Your objective:
Copy out each line exactly; pictures stay out of the copy.

((

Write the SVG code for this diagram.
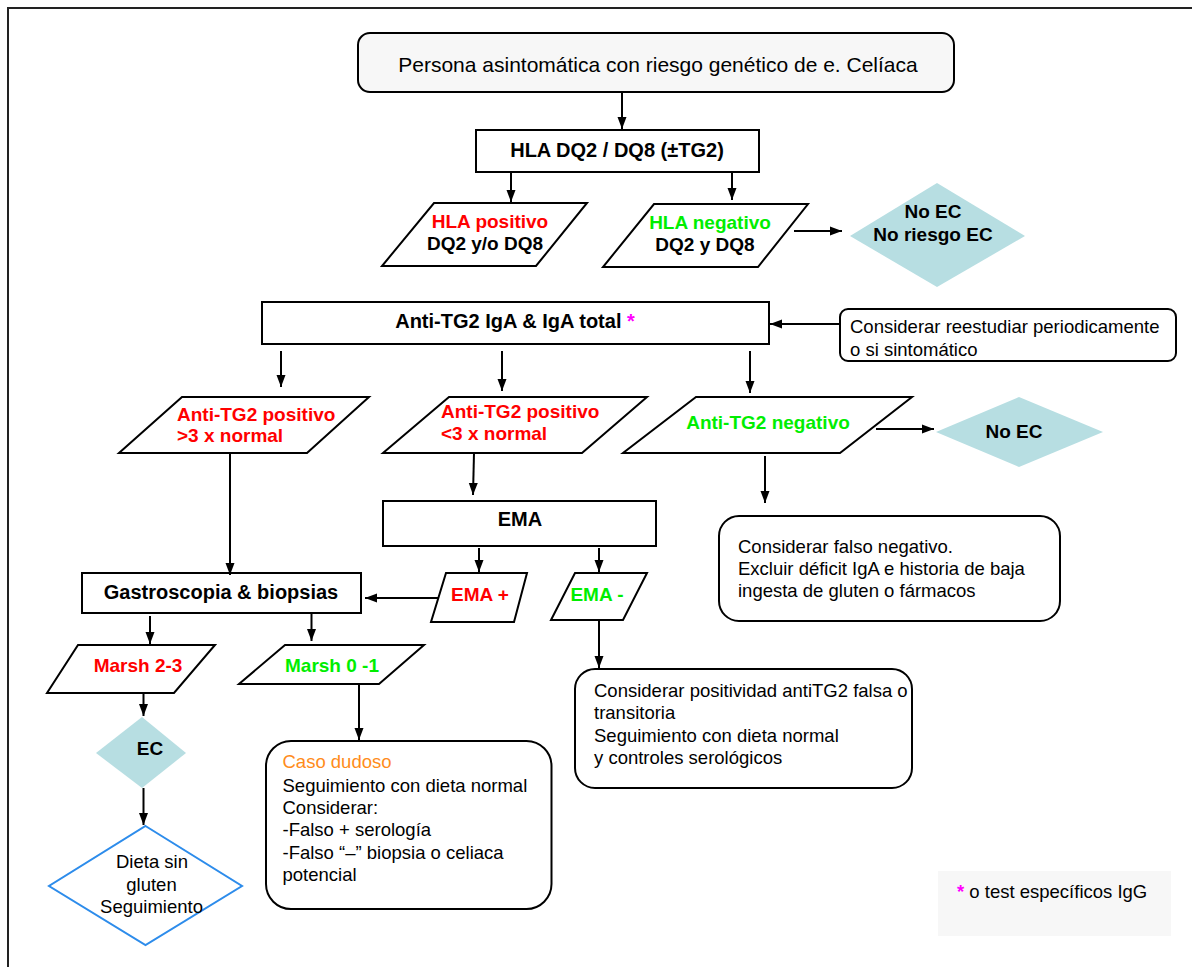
<svg xmlns="http://www.w3.org/2000/svg" width="1192" height="967" viewBox="0 0 1192 967">
<style>
  text { font-family: "Liberation Sans", Arial, sans-serif; fill: #000; }
  .b { font-weight: bold; font-size: 20px; }
  .bp { font-weight: bold; font-size: 19px; }
  .r { font-size: 18.5px; }
  .c { text-anchor: middle; }
  .red { fill: #ff0000; }
  .grn { fill: #00ee00; }
  .org { fill: #ff8c1a; }
  .mag { fill: #ff00ff; }
  .box { fill: #fff; stroke: #000; stroke-width: 2; }
  .dia { fill: #b7dee2; stroke: none; }
  .conn line { stroke: #000; stroke-width: 2; marker-end: url(#arr); }
</style>
<defs>
  <marker id="arr" viewBox="0 0 12 10" refX="12" refY="5" markerWidth="12" markerHeight="10" markerUnits="userSpaceOnUse" orient="auto">
    <path d="M0,0.5 L12,5 L0,9.5 z" fill="#000"/>
  </marker>
</defs>
<rect width="1192" height="967" fill="#fff"/>
<path d="M8,967 L8,8 L1192,8" fill="none" stroke="#222" stroke-width="2"/>

<g id="start">
  <rect x="358" y="33" width="596" height="59" rx="12" fill="#f7f7f7" stroke="#000" stroke-width="2"/>
  <text x="658" y="72" class="c" font-size="21">Persona asintomática con riesgo genético de e. Celíaca</text>
</g>
<g id="hla">
  <rect class="box" x="476" y="130" width="283" height="42"/>
  <text x="617" y="157" class="b c">HLA DQ2 / DQ8 (±TG2)</text>
</g>
<g id="hla-pos">
  <polygon class="box" points="434,203 587,203 536,266 382,266"/>
  <text x="490" y="228" class="bp c red">HLA positivo</text>
  <text x="485" y="250" class="bp c">DQ2 y/o DQ8</text>
</g>
<g id="hla-neg">
  <polygon class="box" points="654,204 808,204 758,267 603,267"/>
  <text x="710" y="229" class="bp c grn">HLA negativo</text>
  <text x="705" y="251" class="bp c">DQ2 y DQ8</text>
</g>
<g id="noec1">
  <polygon class="dia" points="937,183 1025,236 937,287 850,236"/>
  <text x="933" y="218" class="bp c">No EC</text>
  <text x="933" y="241" class="bp c">No riesgo EC</text>
</g>
<g id="antitg2">
  <rect class="box" x="262" y="302" width="507" height="42"/>
  <text x="515" y="328" class="b c">Anti-TG2 IgA &amp; IgA total <tspan class="mag">*</tspan></text>
</g>
<g id="reestudiar">
  <rect class="box" x="840" y="309" width="336" height="52" rx="8"/>
  <text x="850" y="333" class="r">Considerar reestudiar periodicamente</text>
  <text x="850" y="356" class="r">o si sintomático</text>
</g>
<g id="pos-gt3">
  <polygon class="box" points="182,397 369,397 307,453 119,453"/>
  <text x="177" y="421" class="bp red">Anti-TG2 positivo</text>
  <text x="177" y="442" class="bp red">&gt;3 x normal</text>
</g>
<g id="pos-lt3">
  <polygon class="box" points="449,397 647,397 582,453 383,453"/>
  <text x="441" y="418" class="bp red">Anti-TG2 positivo</text>
  <text x="441" y="440" class="bp red">&lt;3 x normal</text>
</g>
<g id="neg">
  <polygon class="box" points="696,397 912,397 840,453 623,453"/>
  <text x="768" y="429" class="bp c grn">Anti-TG2 negativo</text>
</g>
<g id="noec2">
  <polygon class="dia" points="936,432 1019,397 1103,432 1019,467"/>
  <text x="1014" y="438" class="bp c">No EC</text>
</g>
<g id="falso-neg">
  <rect class="box" x="719" y="516" width="341" height="105" rx="20"/>
  <text x="738" y="553" class="r">Considerar falso negativo.</text>
  <text x="738" y="575" class="r">Excluir déficit IgA e historia de baja</text>
  <text x="738" y="597" class="r">ingesta de gluten o fármacos</text>
</g>
<g id="ema">
  <rect class="box" x="383" y="501" width="273" height="45"/>
  <text x="520" y="526" class="b c">EMA</text>
</g>
<g id="gastro">
  <rect class="box" x="82" y="573" width="279" height="40"/>
  <text x="221" y="599" class="b c">Gastroscopia &amp; biopsias</text>
</g>
<g id="ema-pos">
  <polygon class="box" points="446,573 527,573 514,622 431,622"/>
  <text x="480" y="601" class="bp c red">EMA +</text>
</g>
<g id="ema-neg">
  <polygon class="box" points="575,573 647,573 623,620 551,620"/>
  <text x="597" y="601" class="bp c grn">EMA -</text>
</g>
<g id="transitoria">
  <rect class="box" x="575" y="669" width="337" height="119" rx="20"/>
  <text x="594" y="697" class="r">Considerar positividad antiTG2 falsa o</text>
  <text x="594" y="719" class="r">transitoria</text>
  <text x="594" y="742" class="r">Seguimiento con dieta normal</text>
  <text x="594" y="764" class="r">y controles serológicos</text>
</g>
<g id="marsh23">
  <polygon class="box" points="78,645 215,645 174,693 47,693"/>
  <text x="138" y="672" class="bp c red">Marsh 2-3</text>
</g>
<g id="marsh01">
  <polygon class="box" points="285,645 424,645 379,684 239,684"/>
  <text x="332" y="672" class="bp c grn">Marsh 0 -1</text>
</g>
<g id="ec">
  <polygon class="dia" points="142,717 186,753 142,788 96,753"/>
  <text x="150" y="755" class="bp c">EC</text>
</g>
<g id="dieta">
  <polygon points="145.5,826 242,886 145.5,945 49,886" fill="#fff" stroke="#2d8ceb" stroke-width="2"/>
  <text x="152" y="868" class="r c">Dieta sin</text>
  <text x="151.5" y="891" class="r c">gluten</text>
  <text x="151.5" y="913" class="r c">Seguimiento</text>
</g>
<g id="dudoso">
  <rect class="box" x="266" y="741" width="285.5" height="168" rx="25"/>
  <text x="282.5" y="768" class="r org">Caso dudoso</text>
  <text x="282.5" y="792" class="r">Seguimiento con dieta normal</text>
  <text x="282.5" y="814" class="r">Considerar:</text>
  <text x="282.5" y="836" class="r">-Falso + serología</text>
  <text x="282.5" y="859" class="r">-Falso “–” biopsia o celiaca</text>
  <text x="282.5" y="881" class="r">potencial</text>
</g>
<g id="footnote">
  <rect x="938" y="871" width="233" height="65" fill="#f7f7f7"/>
  <text x="957" y="898" class="r"><tspan class="mag" font-weight="bold">*</tspan> o test específicos IgG</text>
</g>

<g id="connectors" class="conn">
  <line x1="622" y1="92" x2="622" y2="129"/>
  <line x1="511" y1="172" x2="511" y2="202"/>
  <line x1="732" y1="172" x2="732" y2="200"/>
  <line x1="794" y1="231" x2="842" y2="231"/>
  <line x1="840" y1="324" x2="770" y2="324"/>
  <line x1="281" y1="351" x2="281" y2="387"/>
  <line x1="502" y1="351" x2="502" y2="391"/>
  <line x1="750" y1="351" x2="750" y2="393"/>
  <line x1="876" y1="429" x2="934" y2="429"/>
  <line x1="765" y1="456" x2="765" y2="503"/>
  <line x1="474" y1="453" x2="473" y2="495"/>
  <line x1="230" y1="453" x2="230" y2="575"/>
  <line x1="479" y1="548" x2="479" y2="572"/>
  <line x1="599" y1="548" x2="599" y2="572"/>
  <line x1="439" y1="598" x2="365" y2="598"/>
  <line x1="599" y1="620" x2="599" y2="668"/>
  <line x1="150" y1="616" x2="150" y2="644"/>
  <line x1="311.5" y1="613" x2="311.5" y2="641"/>
  <line x1="143.5" y1="693" x2="143.5" y2="716"/>
  <line x1="143.5" y1="788" x2="143.5" y2="825"/>
  <line x1="359" y1="684" x2="359" y2="740"/>
</g>
</svg>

))

Written solution:
Write the SVG code for this diagram.
<svg xmlns="http://www.w3.org/2000/svg" width="1192" height="967" viewBox="0 0 1192 967">
<style>
  text { font-family: "Liberation Sans", Arial, sans-serif; fill: #000; }
  .b { font-weight: bold; font-size: 20px; }
  .bp { font-weight: bold; font-size: 19px; }
  .r { font-size: 18.5px; }
  .c { text-anchor: middle; }
  .red { fill: #ff0000; }
  .grn { fill: #00ee00; }
  .org { fill: #ff8c1a; }
  .mag { fill: #ff00ff; }
  .box { fill: #fff; stroke: #000; stroke-width: 2; }
  .dia { fill: #b7dee2; stroke: none; }
  .conn line { stroke: #000; stroke-width: 2; marker-end: url(#arr); }
</style>
<defs>
  <marker id="arr" viewBox="0 0 12 10" refX="12" refY="5" markerWidth="12" markerHeight="10" markerUnits="userSpaceOnUse" orient="auto">
    <path d="M0,0.5 L12,5 L0,9.5 z" fill="#000"/>
  </marker>
</defs>
<rect width="1192" height="967" fill="#fff"/>
<path d="M8,967 L8,8 L1192,8" fill="none" stroke="#222" stroke-width="2"/>

<g id="start">
  <rect x="358" y="33" width="596" height="59" rx="12" fill="#f7f7f7" stroke="#000" stroke-width="2"/>
  <text x="658" y="72" class="c" font-size="21">Persona asintomática con riesgo genético de e. Celíaca</text>
</g>
<g id="hla">
  <rect class="box" x="476" y="130" width="283" height="42"/>
  <text x="617" y="157" class="b c">HLA DQ2 / DQ8 (±TG2)</text>
</g>
<g id="hla-pos">
  <polygon class="box" points="434,203 587,203 536,266 382,266"/>
  <text x="490" y="228" class="bp c red">HLA positivo</text>
  <text x="485" y="250" class="bp c">DQ2 y/o DQ8</text>
</g>
<g id="hla-neg">
  <polygon class="box" points="654,204 808,204 758,267 603,267"/>
  <text x="710" y="229" class="bp c grn">HLA negativo</text>
  <text x="705" y="251" class="bp c">DQ2 y DQ8</text>
</g>
<g id="noec1">
  <polygon class="dia" points="937,183 1025,236 937,287 850,236"/>
  <text x="933" y="218" class="bp c">No EC</text>
  <text x="933" y="241" class="bp c">No riesgo EC</text>
</g>
<g id="antitg2">
  <rect class="box" x="262" y="302" width="507" height="42"/>
  <text x="515" y="328" class="b c">Anti-TG2 IgA &amp; IgA total <tspan class="mag">*</tspan></text>
</g>
<g id="reestudiar">
  <rect class="box" x="840" y="309" width="336" height="52" rx="8"/>
  <text x="850" y="333" class="r">Considerar reestudiar periodicamente</text>
  <text x="850" y="356" class="r">o si sintomático</text>
</g>
<g id="pos-gt3">
  <polygon class="box" points="182,397 369,397 307,453 119,453"/>
  <text x="177" y="421" class="bp red">Anti-TG2 positivo</text>
  <text x="177" y="442" class="bp red">&gt;3 x normal</text>
</g>
<g id="pos-lt3">
  <polygon class="box" points="449,397 647,397 582,453 383,453"/>
  <text x="441" y="418" class="bp red">Anti-TG2 positivo</text>
  <text x="441" y="440" class="bp red">&lt;3 x normal</text>
</g>
<g id="neg">
  <polygon class="box" points="696,397 912,397 840,453 623,453"/>
  <text x="768" y="429" class="bp c grn">Anti-TG2 negativo</text>
</g>
<g id="noec2">
  <polygon class="dia" points="936,432 1019,397 1103,432 1019,467"/>
  <text x="1014" y="438" class="bp c">No EC</text>
</g>
<g id="falso-neg">
  <rect class="box" x="719" y="516" width="341" height="105" rx="20"/>
  <text x="738" y="553" class="r">Considerar falso negativo.</text>
  <text x="738" y="575" class="r">Excluir déficit IgA e historia de baja</text>
  <text x="738" y="597" class="r">ingesta de gluten o fármacos</text>
</g>
<g id="ema">
  <rect class="box" x="383" y="501" width="273" height="45"/>
  <text x="520" y="526" class="b c">EMA</text>
</g>
<g id="gastro">
  <rect class="box" x="82" y="573" width="279" height="40"/>
  <text x="221" y="599" class="b c">Gastroscopia &amp; biopsias</text>
</g>
<g id="ema-pos">
  <polygon class="box" points="446,573 527,573 514,622 431,622"/>
  <text x="480" y="601" class="bp c red">EMA +</text>
</g>
<g id="ema-neg">
  <polygon class="box" points="575,573 647,573 623,620 551,620"/>
  <text x="597" y="601" class="bp c grn">EMA -</text>
</g>
<g id="transitoria">
  <rect class="box" x="575" y="669" width="337" height="119" rx="20"/>
  <text x="594" y="697" class="r">Considerar positividad antiTG2 falsa o</text>
  <text x="594" y="719" class="r">transitoria</text>
  <text x="594" y="742" class="r">Seguimiento con dieta normal</text>
  <text x="594" y="764" class="r">y controles serológicos</text>
</g>
<g id="marsh23">
  <polygon class="box" points="78,645 215,645 174,693 47,693"/>
  <text x="138" y="672" class="bp c red">Marsh 2-3</text>
</g>
<g id="marsh01">
  <polygon class="box" points="285,645 424,645 379,684 239,684"/>
  <text x="332" y="672" class="bp c grn">Marsh 0 -1</text>
</g>
<g id="ec">
  <polygon class="dia" points="142,717 186,753 142,788 96,753"/>
  <text x="150" y="755" class="bp c">EC</text>
</g>
<g id="dieta">
  <polygon points="145.5,826 242,886 145.5,945 49,886" fill="#fff" stroke="#2d8ceb" stroke-width="2"/>
  <text x="152" y="868" class="r c">Dieta sin</text>
  <text x="151.5" y="891" class="r c">gluten</text>
  <text x="151.5" y="913" class="r c">Seguimiento</text>
</g>
<g id="dudoso">
  <rect class="box" x="266" y="741" width="285.5" height="168" rx="25"/>
  <text x="282.5" y="768" class="r org">Caso dudoso</text>
  <text x="282.5" y="792" class="r">Seguimiento con dieta normal</text>
  <text x="282.5" y="814" class="r">Considerar:</text>
  <text x="282.5" y="836" class="r">-Falso + serología</text>
  <text x="282.5" y="859" class="r">-Falso “–” biopsia o celiaca</text>
  <text x="282.5" y="881" class="r">potencial</text>
</g>
<g id="footnote">
  <rect x="938" y="871" width="233" height="65" fill="#f7f7f7"/>
  <text x="957" y="898" class="r"><tspan class="mag" font-weight="bold">*</tspan> o test específicos IgG</text>
</g>

<g id="connectors" class="conn">
  <line x1="622" y1="92" x2="622" y2="129"/>
  <line x1="511" y1="172" x2="511" y2="202"/>
  <line x1="732" y1="172" x2="732" y2="200"/>
  <line x1="794" y1="231" x2="842" y2="231"/>
  <line x1="840" y1="324" x2="770" y2="324"/>
  <line x1="281" y1="351" x2="281" y2="387"/>
  <line x1="502" y1="351" x2="502" y2="391"/>
  <line x1="750" y1="351" x2="750" y2="393"/>
  <line x1="876" y1="429" x2="934" y2="429"/>
  <line x1="765" y1="456" x2="765" y2="503"/>
  <line x1="474" y1="453" x2="473" y2="495"/>
  <line x1="230" y1="453" x2="230" y2="575"/>
  <line x1="479" y1="548" x2="479" y2="572"/>
  <line x1="599" y1="548" x2="599" y2="572"/>
  <line x1="439" y1="598" x2="365" y2="598"/>
  <line x1="599" y1="620" x2="599" y2="668"/>
  <line x1="150" y1="616" x2="150" y2="644"/>
  <line x1="311.5" y1="613" x2="311.5" y2="641"/>
  <line x1="143.5" y1="693" x2="143.5" y2="716"/>
  <line x1="143.5" y1="788" x2="143.5" y2="825"/>
  <line x1="359" y1="684" x2="359" y2="740"/>
</g>
</svg>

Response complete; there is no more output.